Over the past 30 years, a ‘60/40’ portfolio has delivered strong risk-adjusted returns. However, after interest rates were cut to almost 0% in response to COVID-19, UK Gilts yield 0.2% whilst US Treasuries yield a slightly less miserly 0.7%. If US yields were to fall to 0% investors may get a capital return of 7% or so but what then? During the COVID-19 sell-off, German and Japanese government bonds, which yield -0.5% and 0.1% respectively, were flat.

Does the same fate await US and UK bond investors?

Well, this week one of the world’s largest asset managers, known predominantly for its passive funds, hosted a webinar on this very topic - the future of bonds. The fund house in question concluded that sovereign bonds could no longer offer the same returns upon which the traditional 60/40 portfolio was founded.

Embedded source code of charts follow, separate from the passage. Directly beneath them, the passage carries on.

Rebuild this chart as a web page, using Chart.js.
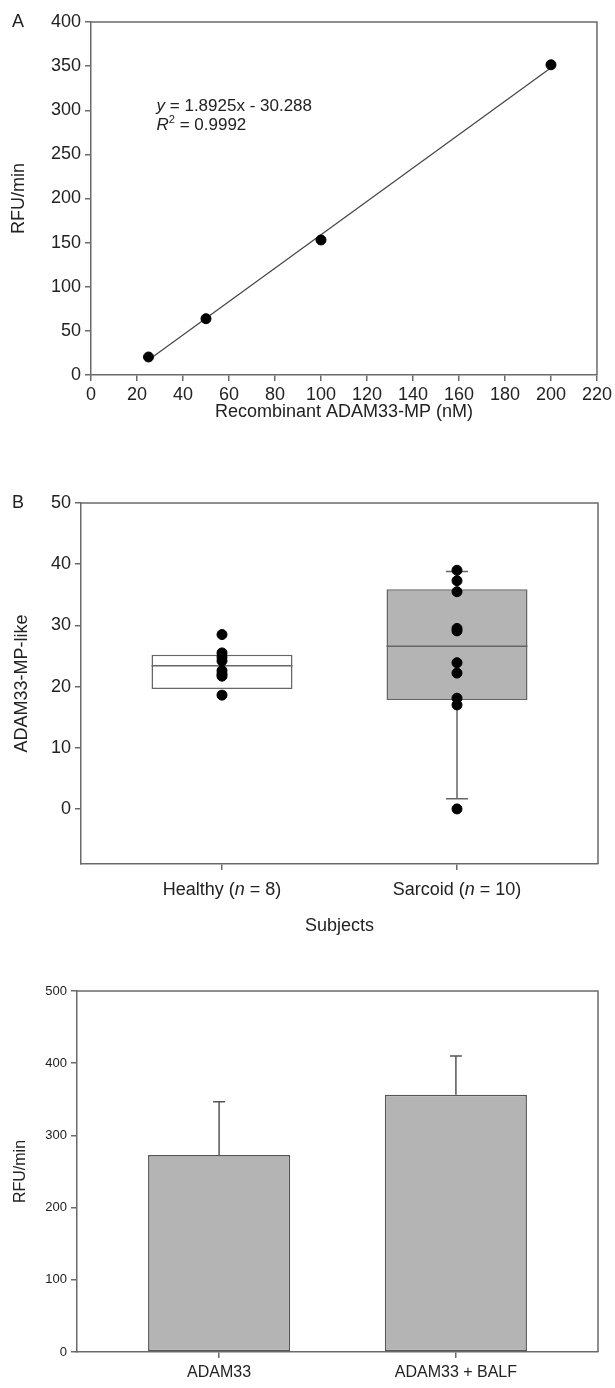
<!DOCTYPE html>
<html><head><meta charset="utf-8">
<script src="https://cdn.jsdelivr.net/npm/chart.js@4.4.0/dist/chart.umd.min.js"></script>
<style>
html,body{margin:0;padding:0;background:#fff;}
#wrap{position:relative;width:615px;height:1388px;overflow:hidden;}
canvas{position:absolute;left:0;}
</style></head><body>
<div id="wrap">
<canvas id="cA" width="615" height="440" style="top:0px"></canvas>
<canvas id="cB" width="615" height="510" style="top:440px"></canvas>
<canvas id="cC" width="615" height="438" style="top:950px"></canvas>
</div>
<script>
// ---------- Panel A data ----------
const concA = [25, 50, 100, 200];
const rfuA = [20.4, 63.8, 153.0, 351.5];
const fitX = [25, 200];
const fitY = [17.0, 348.2];
const xTicksA = [0, 20, 40, 60, 80, 100, 120, 140, 160, 180, 200, 220];
const yTicksA = [0, 50, 100, 150, 200, 250, 300, 350, 400];
const eqLine1 = ['y', ' = 1.8925x - 30.288'];
const eqLine2 = ['R', '2', ' = 0.9992'];

// ---------- Panel B data ----------
const groupsB = ['Healthy', 'Sarcoid'];
const groupNB = [8, 10];
const healthyPts = [28.5, 25.5, 24.8, 24.2, 22.6, 22.0, 21.7, 18.6];
const sarcoidPts = [39.0, 37.3, 35.5, 29.5, 29.1, 23.9, 22.2, 18.1, 17.0, 0.0];
const q1B = [19.6, 17.8];
const medianB = [23.4, 26.6];
const q3B = [25.2, 35.9];
const whiskerLowB = [null, 1.65];
const whiskerHighB = [null, 38.8];
const yTicksB = [0, 10, 20, 30, 40, 50];

// ---------- Panel C data ----------
const labelsC = ['ADAM33', 'ADAM33 + BALF'];
const meanC = [272.9, 356.3];
const errTopC = [346.6, 409.8];
const yTicksC = [0, 100, 200, 300, 400, 500];

const groupPos = [1, 2];

const AX = '#6a6a6a', TXT = '#222222';
const FONT = "'Liberation Sans', Arial, Helvetica, sans-serif";
Chart.defaults.font.family = FONT;
Chart.defaults.color = TXT;
Chart.defaults.animation = false;

function fixedTicks(arr) { return s => { s.ticks = arr.map(v => ({ value: v })); }; }

function axis(o) {
  const t = { color: TXT, font: { size: o.tickSize }, padding: o.tickPad != null ? o.tickPad : 4, maxRotation: 0, autoSkip: false };
  if (o.cb) t.callback = o.cb;
  return {
    type: 'linear', position: o.position, min: o.min, max: o.max, offset: false,
    afterBuildTicks: fixedTicks(o.ticks),
    afterFit: s => { if (o.width != null) s.width = o.width; if (o.height != null) s.height = o.height; },
    grid: { display: true, offset: false, drawOnChartArea: false, drawTicks: true, tickLength: 6, tickWidth: 1.5, tickColor: AX, color: AX, lineWidth: 1.5 },
    border: { display: true, color: AX, width: 1.5 },
    ticks: t,
    title: { display: !!o.title, text: o.title, color: TXT, font: { size: o.titleSize }, padding: o.titlePad }
  };
}

const framePlugin = {
  id: 'frame',
  afterDraw(chart) {
    const { ctx, chartArea: a } = chart;
    ctx.save();
    ctx.strokeStyle = AX; ctx.lineWidth = 1.5;
    ctx.beginPath();
    ctx.moveTo(a.left, a.top); ctx.lineTo(a.right, a.top); ctx.lineTo(a.right, a.bottom);
    ctx.stroke();
    ctx.restore();
  }
};

function panelLetter(letter, x, y) {
  return {
    id: 'letter' + letter,
    afterDraw(chart) {
      const ctx = chart.ctx;
      ctx.save();
      ctx.fillStyle = TXT; ctx.font = '18px ' + FONT;
      ctx.textAlign = 'left'; ctx.textBaseline = 'middle';
      ctx.fillText(letter, x, y);
      ctx.restore();
    }
  };
}

// draw mixed-style text; parts: [{t, italic, sup}]
function drawRich(ctx, parts, x, y, size, align) {
  const fontOf = p => (p.italic ? 'italic ' : '') + (p.sup ? Math.round(size * 0.62) : size) + 'px ' + FONT;
  let w = 0;
  parts.forEach(p => { ctx.font = fontOf(p); w += ctx.measureText(p.t).width; });
  let cx = align === 'center' ? x - w / 2 : x;
  ctx.textBaseline = 'middle'; ctx.textAlign = 'left';
  parts.forEach(p => {
    ctx.font = fontOf(p);
    ctx.fillText(p.t, cx, p.sup ? y - size * 0.32 : y);
    cx += ctx.measureText(p.t).width;
  });
}

// ================= Panel A =================
new Chart(document.getElementById('cA'), {
  type: 'scatter',
  data: {
    datasets: [
      { type: 'line', data: fitX.map((x, i) => ({ x, y: fitY[i] })), borderColor: '#444', borderWidth: 1.2, pointRadius: 0, fill: false, order: 2 },
      { type: 'scatter', data: concA.map((x, i) => ({ x, y: rfuA[i] })), backgroundColor: '#000', borderColor: '#000', pointRadius: 5, order: 1 }
    ]
  },
  options: {
    responsive: false,
    layout: { padding: { top: 22, right: 17, left: 0, bottom: 0 } },
    plugins: { legend: { display: false }, tooltip: { enabled: false } },
    scales: {
      x: axis({ position: 'bottom', min: 0, max: 220, ticks: xTicksA, height: 65, tickSize: 18, tickPad: 3, title: 'Recombinant ADAM33-MP (nM)', titleSize: 18, titlePad: { top: 0, bottom: 17 } }),
      y: axis({ position: 'left', min: 0, max: 400, ticks: yTicksA, width: 91, tickSize: 18, tickPad: 4, title: 'RFU/min', titleSize: 18, titlePad: { top: 8, bottom: 0 } })
    }
  },
  plugins: [framePlugin, panelLetter('A', 12, 22), {
    id: 'equation',
    afterDraw(chart) {
      const ctx = chart.ctx, xs = chart.scales.x, ys = chart.scales.y;
      ctx.save(); ctx.fillStyle = TXT;
      drawRich(ctx, [{ t: eqLine1[0], italic: true }, { t: eqLine1[1] }], xs.getPixelForValue(28.5), ys.getPixelForValue(304.5), 17, 'left');
      drawRich(ctx, [{ t: eqLine2[0], italic: true }, { t: eqLine2[1], sup: true }, { t: eqLine2[2] }], xs.getPixelForValue(28.5), ys.getPixelForValue(283), 17, 'left');
      ctx.restore();
    }
  }]
});

// ================= Panel B =================
const ptsB = [];
healthyPts.forEach(v => ptsB.push({ x: groupPos[0], y: v }));
sarcoidPts.forEach(v => ptsB.push({ x: groupPos[1], y: v }));

new Chart(document.getElementById('cB'), {
  type: 'bar',
  data: {
    datasets: [
      { type: 'bar', data: groupPos.map((x, i) => ({ x, y: [q1B[i], q3B[i]] })), backgroundColor: ['#ffffff', '#b4b4b4'], borderColor: '#666', borderWidth: 1.5, borderSkipped: false, barPercentage: 0.6, categoryPercentage: 1.0, order: 2 },
      { type: 'scatter', data: ptsB, backgroundColor: '#000', borderColor: '#000', pointRadius: 5, order: 1 }
    ]
  },
  options: {
    responsive: false,
    layout: { padding: { top: 63, right: 17, left: 0, bottom: 0 } },
    plugins: { legend: { display: false }, tooltip: { enabled: false } },
    scales: {
      x: axis({ position: 'bottom', min: 0.4, max: 2.6, ticks: groupPos, height: 86, tickSize: 18, cb: () => '', title: 'Subjects', titleSize: 18, titlePad: { top: 0, bottom: 13 } }),
      y: axis({ position: 'left', min: -9, max: 50, ticks: yTicksB, width: 81, tickSize: 18, tickPad: 4, title: 'ADAM33-MP-like', titleSize: 18, titlePad: { top: 11, bottom: 0 } })
    }
  },
  plugins: [framePlugin, panelLetter('B', 12, 63), {
    id: 'boxparts',
    afterDatasetDraw(chart, args) {
      if (args.index !== 0) return;
      const ctx = chart.ctx, ys = chart.scales.y;
      ctx.save();
      ctx.strokeStyle = '#666'; ctx.lineWidth = 1.5;
      args.meta.data.forEach((bar, i) => {
        const half = bar.width / 2;
        const ym = ys.getPixelForValue(medianB[i]);
        ctx.beginPath(); ctx.moveTo(bar.x - half, ym); ctx.lineTo(bar.x + half, ym); ctx.stroke();
        const capHalf = 11;
        if (whiskerHighB[i] != null) {
          const y0 = ys.getPixelForValue(q3B[i]), y1 = ys.getPixelForValue(whiskerHighB[i]);
          ctx.beginPath(); ctx.moveTo(bar.x, y0); ctx.lineTo(bar.x, y1);
          ctx.moveTo(bar.x - capHalf, y1); ctx.lineTo(bar.x + capHalf, y1); ctx.stroke();
        }
        if (whiskerLowB[i] != null) {
          const y0 = ys.getPixelForValue(q1B[i]), y1 = ys.getPixelForValue(whiskerLowB[i]);
          ctx.beginPath(); ctx.moveTo(bar.x, y0); ctx.lineTo(bar.x, y1);
          ctx.moveTo(bar.x - capHalf, y1); ctx.lineTo(bar.x + capHalf, y1); ctx.stroke();
        }
      });
      ctx.restore();
    },
    afterDraw(chart) {
      const ctx = chart.ctx, xs = chart.scales.x;
      ctx.save(); ctx.fillStyle = TXT;
      const yLab = chart.chartArea.bottom + 26;
      groupPos.forEach((p, i) => {
        drawRich(ctx, [{ t: groupsB[i] + ' (' }, { t: 'n', italic: true }, { t: ' = ' + groupNB[i] + ')' }], xs.getPixelForValue(p), yLab, 18, 'center');
      });
      ctx.restore();
    }
  }]
});

// ================= Panel C =================
new Chart(document.getElementById('cC'), {
  type: 'bar',
  data: {
    datasets: [
      { data: groupPos.map((x, i) => ({ x, y: meanC[i] })), backgroundColor: '#b4b4b4', borderColor: '#555', borderWidth: 1.5, borderSkipped: false, barPercentage: 0.6, categoryPercentage: 1.0 }
    ]
  },
  options: {
    responsive: false,
    layout: { padding: { top: 41, right: 17, left: 0, bottom: 0 } },
    plugins: { legend: { display: false }, tooltip: { enabled: false } },
    scales: {
      x: axis({ position: 'bottom', min: 0.4, max: 2.6, ticks: groupPos, height: 36, tickSize: 16, tickPad: 5, cb: (v, i) => labelsC[i] }),
      y: axis({ position: 'left', min: 0, max: 500, ticks: yTicksC, width: 77, tickSize: 13, tickPad: 4, title: 'RFU/min', titleSize: 16, titlePad: { top: 11, bottom: 0 } })
    }
  },
  plugins: [framePlugin, {
    id: 'errbars',
    afterDatasetsDraw(chart) {
      const ctx = chart.ctx, ys = chart.scales.y;
      const meta = chart.getDatasetMeta(0);
      ctx.save(); ctx.strokeStyle = '#555'; ctx.lineWidth = 1.5;
      meta.data.forEach((bar, i) => {
        const y1 = ys.getPixelForValue(errTopC[i]);
        ctx.beginPath(); ctx.moveTo(bar.x, bar.y); ctx.lineTo(bar.x, y1);
        ctx.moveTo(bar.x - 6, y1); ctx.lineTo(bar.x + 6, y1); ctx.stroke();
      });
      ctx.restore();
    }
  }]
});
</script>
</body></html>
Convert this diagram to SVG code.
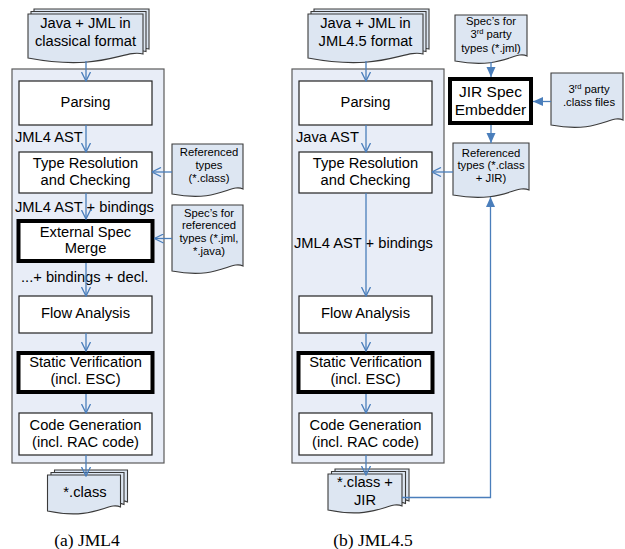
<svg xmlns="http://www.w3.org/2000/svg" width="625" height="549" viewBox="0 0 625 549">
<style>
text{font-family:"Liberation Sans",Arial,sans-serif;fill:#000}
.t{font-size:14.7px;text-anchor:middle}
.l{font-size:14.7px}
.s{font-size:11.3px;text-anchor:middle}
.cap{font-family:"Liberation Serif","Times New Roman",serif;font-size:17.5px;text-anchor:middle}
.cont{fill:#e8edf7;stroke:#5a5a5a;stroke-width:1.2}
.box{fill:#fff;stroke:#222;stroke-width:1.2}
.thick{fill:#fff;stroke:#000;stroke-width:4}
.doc{fill:#dde6f2;stroke:#3a3a3a;stroke-width:1.1}
.c{fill:none;stroke:#4a7ebb;stroke-width:1.3}
.o{marker-end:url(#open)}
.f{marker-end:url(#fill)}
</style>
<defs>
<marker id="open" viewBox="0 0 10 10" refX="9.5" refY="5" markerWidth="10" markerHeight="10" markerUnits="userSpaceOnUse" orient="auto">
<path d="M0.5,0.5 L9.5,5 L0.5,9.5" fill="none" stroke="#4a7ebb" stroke-width="1.3"/>
</marker>
<marker id="fill" viewBox="0 0 10 10" refX="10" refY="5" markerWidth="10" markerHeight="10" markerUnits="userSpaceOnUse" orient="auto">
<path d="M0,0.5 L10,5 L0,9.5 Z" fill="#4a7ebb"/>
</marker>
</defs>

<!-- containers -->
<rect id="containerA" class="cont" x="12" y="69" width="152" height="394"/>
<rect id="containerB" class="cont" x="292" y="69" width="152" height="394"/>

<!-- Left panel -->
<g id="srcA">
<path class="doc" d="M34,9 H149 V49 C129.5,44 109,67 34,53 Z"/>
<path class="doc" d="M31,11.5 H146 V51.5 C126.5,46.5 106,69.5 31,55.5 Z"/>
<path class="doc" d="M28,14 H143 V54 C123.5,49 103,72 28,58 Z"/>
<text class="t" x="85.5" y="28">Java + JML in</text>
<text class="t" x="85.5" y="46">classical format</text>
</g>
<g id="parsingA"><rect class="box" x="19" y="81" width="133" height="44"/><text class="t" x="85.5" y="107">Parsing</text></g>
<g id="typeA"><rect class="box" x="19" y="152" width="133" height="41"/><text class="t" x="85.5" y="168">Type Resolution</text><text class="t" x="85.5" y="185">and Checking</text></g>
<g id="mergeA"><rect class="thick" x="18.5" y="221" width="134" height="40"/><text class="t" x="85.5" y="237">External Spec</text><text class="t" x="85.5" y="253">Merge</text></g>
<g id="flowA"><rect class="box" x="19" y="296" width="133" height="37"/><text class="t" x="85.5" y="318">Flow Analysis</text></g>
<g id="staticA"><rect class="thick" x="18.5" y="353" width="134" height="39"/><text class="t" x="85.5" y="367">Static Verification</text><text class="t" x="85.5" y="384">(incl. ESC)</text></g>
<g id="codegenA"><rect class="box" x="19" y="413" width="133" height="42"/><text class="t" x="85.5" y="430">Code Generation</text><text class="t" x="85.5" y="447">(incl. RAC code)</text></g>
<g id="refA">
<path class="doc" d="M172,144 H243 V189 C231,183 219,203 172,194 Z"/>
<text class="s" x="209" y="156">Referenced</text>
<text class="s" x="209" y="169">types</text>
<text class="s" x="209" y="181.5">(*.class)</text>
</g>
<g id="specA">
<path class="doc" d="M172,205 H243 V266 C231,260 219,280 172,271 Z"/>
<text class="s" x="209" y="216.5">Spec’s for</text>
<text class="s" x="209" y="229">referenced</text>
<text class="s" x="209" y="242">types (*.jml,</text>
<text class="s" x="209" y="255">*.java)</text>
</g>
<g id="outA">
<path class="doc" d="M54.5,470 H127.5 V502 C115,496 103,516 54.5,506 Z"/>
<path class="doc" d="M51,472.5 H124 V504.5 C111.5,498.5 99.5,518.5 51,508.5 Z"/>
<path class="doc" d="M47.5,475 H120.5 V507 C108,501 96,521 47.5,511 Z"/>
<text class="t" x="85" y="497">*.class</text>
</g>
<g id="labelsA">
<text class="l" x="15" y="142">JML4 AST</text>
<text class="l" x="15" y="212">JML4 AST + bindings</text>
<text class="l" x="21" y="282">...+ bindings + decl.</text>
</g>
<text id="capA" class="cap" x="87" y="546">(a) JML4</text>

<!-- Right panel -->
<g id="srcB">
<path class="doc" d="M314,9 H429 V49 C409.5,44 389,67 314,53 Z"/>
<path class="doc" d="M311,11.5 H426 V51.5 C406.5,46.5 386,69.5 311,55.5 Z"/>
<path class="doc" d="M308,14 H423 V54 C403.5,49 383,72 308,58 Z"/>
<text class="t" x="365.5" y="28">Java + JML in</text>
<text class="t" x="365.5" y="46">JML4.5 format</text>
</g>
<g id="parsingB"><rect class="box" x="299" y="81" width="133" height="44"/><text class="t" x="365.5" y="107">Parsing</text></g>
<g id="typeB"><rect class="box" x="299" y="152" width="133" height="41"/><text class="t" x="365.5" y="168">Type Resolution</text><text class="t" x="365.5" y="185">and Checking</text></g>
<g id="flowB"><rect class="box" x="299" y="296" width="133" height="37"/><text class="t" x="365.5" y="318">Flow Analysis</text></g>
<g id="staticB"><rect class="thick" x="298.5" y="353" width="134" height="39"/><text class="t" x="365.5" y="367">Static Verification</text><text class="t" x="365.5" y="384">(incl. ESC)</text></g>
<g id="codegenB"><rect class="box" x="299" y="413" width="133" height="42"/><text class="t" x="365.5" y="430">Code Generation</text><text class="t" x="365.5" y="447">(incl. RAC code)</text></g>
<g id="spec3B">
<path class="doc" d="M455,15 H527 V56 C515,50 503,70 455,61 Z"/>
<text class="s" x="491" y="25">Spec’s for</text>
<text class="s" x="491" y="38">3<tspan font-size="7.5px" dy="-4">rd</tspan><tspan dy="4"> party</tspan></text>
<text class="s" x="491" y="52">types (*.jml)</text>
</g>
<g id="jirB"><rect class="thick" x="450" y="79" width="81" height="44"/><text x="490.5" y="96.5" style="font-size:15.5px;text-anchor:middle">JIR Spec</text><text x="490.5" y="115" style="font-size:15.5px;text-anchor:middle">Embedder</text></g>
<g id="class3B">
<path class="doc" d="M551,73 H623 V120 C611,114 599,134 551,125 Z"/>
<text class="s" x="589" y="93">3<tspan font-size="7.5px" dy="-4">rd</tspan><tspan dy="4"> party</tspan></text>
<text class="s" x="589" y="105.5">.class files</text>
</g>
<g id="refB">
<path class="doc" d="M453,143 H529 V190 C516,184 503,204 453,195 Z"/>
<text class="s" x="491" y="156.5">Referenced</text>
<text class="s" x="491" y="169">types (*.class</text>
<text class="s" x="491" y="181.5">+ JIR)</text>
</g>
<g id="outB">
<path class="doc" d="M335,469 H409 V501 C396.5,495 384,515 335,505 Z"/>
<path class="doc" d="M331.5,471.5 H405.5 V503.5 C393,497.5 380.5,517.5 331.5,507.5 Z"/>
<path class="doc" d="M328,474 H402 V506 C389.5,500 377,520 328,510 Z"/>
<text class="t" x="365" y="487">*.class +</text>
<text class="t" x="365" y="505">JIR</text>
</g>
<g id="labelsB">
<text class="l" x="296" y="142">Java AST</text>
<text class="l" x="294" y="248">JML4 AST + bindings</text>
</g>
<text id="capB" class="cap" x="373" y="546">(b) JML4.5</text>

<!-- connectors -->
<g id="connectors">
<line class="c o" x1="86" y1="61" x2="86" y2="81"/>
<line class="c o" x1="86" y1="125" x2="86" y2="152"/>
<line class="c o" x1="86" y1="193" x2="86" y2="219"/>
<line class="c o" x1="86" y1="263" x2="86" y2="296"/>
<line class="c o" x1="86" y1="333" x2="86" y2="351"/>
<line class="c o" x1="86" y1="394" x2="86" y2="413"/>
<line class="c o" x1="86" y1="455" x2="86" y2="476"/>
<line class="c o" x1="172" y1="172" x2="152" y2="172"/>
<line class="c o" x1="172" y1="238.5" x2="154.5" y2="238.5"/>

<line class="c o" x1="366" y1="61" x2="366" y2="81"/>
<line class="c o" x1="366" y1="125" x2="366" y2="152"/>
<line class="c o" x1="366" y1="193" x2="366" y2="296"/>
<line class="c o" x1="366" y1="333" x2="366" y2="351"/>
<line class="c o" x1="366" y1="394" x2="366" y2="413"/>
<line class="c o" x1="366" y1="455" x2="366" y2="475"/>
<line class="c o" x1="453" y1="172" x2="432" y2="172"/>

<line class="c f" x1="491" y1="62" x2="491" y2="77"/>
<line class="c f" x1="551" y1="101.5" x2="533" y2="101.5"/>
<line class="c f" x1="491" y1="125" x2="491" y2="143"/>
<polyline class="c f" points="402,497.5 490.5,497.5 490.5,197"/>
</g>
</svg>
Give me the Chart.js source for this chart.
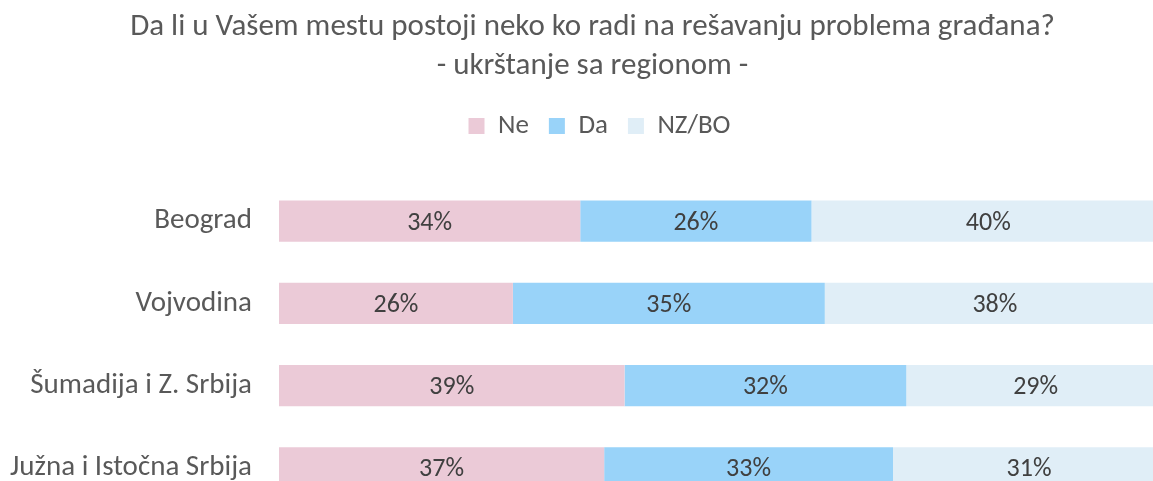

Instead, it advocated the virtues of higher yielding investment grade corporate bonds – the highest rated part of the corporate bond universe. Such a move – selling government bonds to buy bonds issued by companies – increases the credit risk of portfolios, so the risk that the issuer defaults on its debts. Worrisomely, it does this more than investors may realise: around 40% of UK, US and European investment grade corporate bond markets are invested in BBB-rated securities. These are securities one notch away from being considered ‘junk bonds’.

A second option…

If this sounds unpalatable, there is a second option. Rather than increasing default risk, investors can choose to own government bonds with a maturity further into the future, e.g. own a 20 year bond rather than 10 year one. These bonds are still backed by the full faith and credit of governments but have slightly higher yields. The issue with these bonds though is investors are increasing their duration risk. This is the risk that should interest rates rise, these longer duration bonds fall in value more than shorter duration issues. Interestingly, duration has in fact risen for most UK government bond funds.

Both options could be an unpalatable choice for investors. However, there are alternatives to bonds, which can rally when equities fall irrespective of whether bonds go up or down. Whilst past performance is not a guide to future returns, this is precisely how some “alternative funds” performed during the Coronacrisis. Investors may wish to consider allocating part of their portfolios to this asset class.